In the Bible we see the story of a person who was a hoarder of sorts. We find his story in Matthew 18: 21-35. This person didn’t hoard things, or even money. He hoarded grace. Interestingly the person enters the scene after having been called into court (so to speak) to pay a huge debt of money he had accumulated. A debt that he sadly could not pay. He couldn’t even make a dent in it. We are told he owed 10,000 talents. According to Biblical scholars, one talent was equal to 6,000 days wages. So we are talking here about 60,000,000 days’ wages. Working 5 days a week to pay it off, it would take him over 230,000 years! But miraculously, this man’s debt – a debt he couldn’t pay off in over 3,000 lifetimes – was wiped clean. Paid in full!

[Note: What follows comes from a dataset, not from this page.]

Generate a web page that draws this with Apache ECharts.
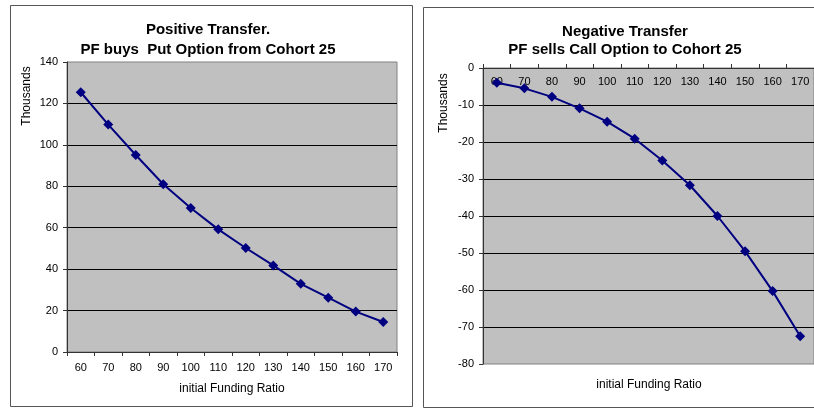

So with this guy having been given so much grace, it would stand to reason he would in turn be so full of grace that he’d pour it out on those he knew. Unfortunately this was not the case. Just minutes after he receives this windfall of grace, we find him throwing a friend in jail for owing him some money – a paltry 100 days wages compared to the 60,000,000 he just was cleared of owing. He was a grace hoarder!


So is this post about money? Not at all. Jesus used this scenario to drive a point home. And that point was this – those of us who have been forgiven must not hoard that forgiveness, refusing to love, to forgive, to extend grace. We should be so overwhelmingly transformed by the power of God’s grace that we overflow with it – that anyone who comes within ten feet of us gets inundated with a flood of the grace that just pours out of us. But sadly, that’s not the case. Too many in the church of today are just like this guy in the NT. They hoard grace. Sure, they expect God to forgive them, but forgive their neighbor? Never. Go out of their way to help a stranger? Not me. Be courteous, kind (dare I say, just a bare minimum of decent) in their interactions with others? With their enemies? Nope. And that’s the sad shape of it. All those unused can openers being wasted. All that grace – that so many desperately need – being (dare I say) wasted on folks who won’t share it. And we wonder why the church isn’t effective? Isn’t making the impact it did in the first century? Why the culture has gone to pot – it’s gone to pot because it needs God’s love poured into it – the love we are too often stockpiling inside our churches, inside our lives.


So, may we never forget the cost of our redemption – the very life of the sinless, eternal Son of God. A debt we could never in all of eternity repay. And may we never hoard that boundless, matchless, eternal grace, in effect stealing it from those who only need a small portion of it to point them to Christ!